Après avoir dirigé quelques courts métrages, créer une série célèbre en Amérique du Sud et réalisé une comédie policière devenue culte en Argentine, Damián Szifron s’est lancé un peu malgré lui dans ce long métrage, partisan du pétage de plomb. Travaillant sur de nombreux projets à la fois, l’argentin pris néanmoins le temps de se défouler par le biais de l’écriture de plusieurs nouvelles. C’est en s’apercevant du lien de cohérence et de thématiques (barbarie, destruction, vengeance) entre elles qu’il eut l’idée d’en faire un film à sketches. Dans une société argentine où la corruption règne en maître, il faut voir dans Les Nouveaux Sauvages une sorte de film catharsis des défauts de notre société. Ce que le film met en évidence, c’est l’illusion de l’homme civilisé alors qu’un mince fil le sépare de la brutalité à l’état sauvage. Les situations mettent en avant une large part de cocasserie mais certaines font entrer en jeu le quotidien le plus banal. Devant un tel ressort comique et corrosif, il n’en fallait pas plus pour convaincre Pedro Almodovar et son frère de participer à l’aventure. Le réalisateur reconnaît que c’est ce qui a facilité les choses et permis -entre autres- son intégration dans la compétition à Cannes. Un public cannois qui n’a pas pu contenir toute sa bonne humeur tant la séance fût la plus agitée du festival, déclenchant rires et applaudissements à tout-va.

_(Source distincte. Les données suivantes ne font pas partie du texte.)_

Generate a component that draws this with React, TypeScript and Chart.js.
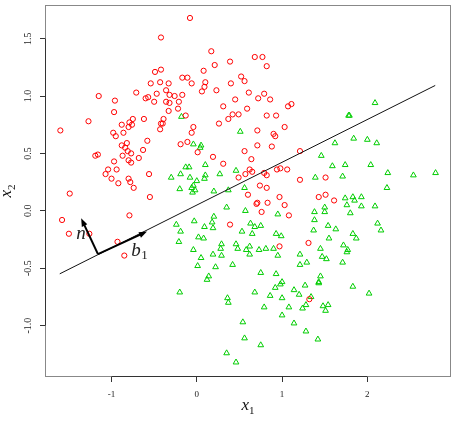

Pour l’anecdote, Cannes n’avait pas intégrer à sa compétition un film à sketchs depuis 1983 et Le Sens de la Vie des Monty Python. Plus de trente ans plus tard, c’est un argentin méconnu qui vient dérider nos zygomatiques. Six segments viennent appuyer le propos du film. Tour à tour, l’intrigue nous envoie dans les airs avec un aller simple en avion, un arrêt dans un dinner d’une route déserte, une confrontation entre deux conducteurs sur une route peu fréquentée, une fourrière injuste, chez un riche couple entouré de gens corrompus et lors d’un mariage voué à l’anarchie la plus totale. Il y a assurément du Coen dans tous ces récits. L’incongru pénètre le quotidien de tous ces personnages dépassés par leurs actes. Il y a là un plaisir viscéral à voir ces individus sortir violemment de leur gond. Fatigués de contenir toute leur rage, ces personnages vont imploser comme n’importe lequel d’entre nous a déjà pu l’imaginer. On ne va pas se mentir. Tout le monde a déjà ressenti cette pulsion de s’emporter violemment et de tout faire exploser. Les grands changements viennent des petites choses. Cet adage pourrait se prêter ici tant les situations initiales ne donnaient pas à penser qu’il y aurait un tel déchaînement. Une contravention, un adultère révélé, un client malpoli, un conducteur peu courtois, une administration. C’est ce genre de petites choses qui au XXIème siècle est capable de renvoyer l’homme à son stade le plus animal. Ce qui est extrêmement intéressant avec ce film, c’est que les spectateurs qui jubileront devant ce spectacle ne sont -au fond- pas si différents des personnages dont ils se gaussent. La seule différence avec nous, c’est qu’eux passent à l’action. Ils iront jusqu’à faire s’écraser un avion, tuer un homme, déféquer sur un pare-brise, faire exploser une fourrière, corrompre la justice ou mettre un terme radical à une fête de mariage. Du pétage de plomb à l’état pur qui n’aura jamais été aussi jubilatoire !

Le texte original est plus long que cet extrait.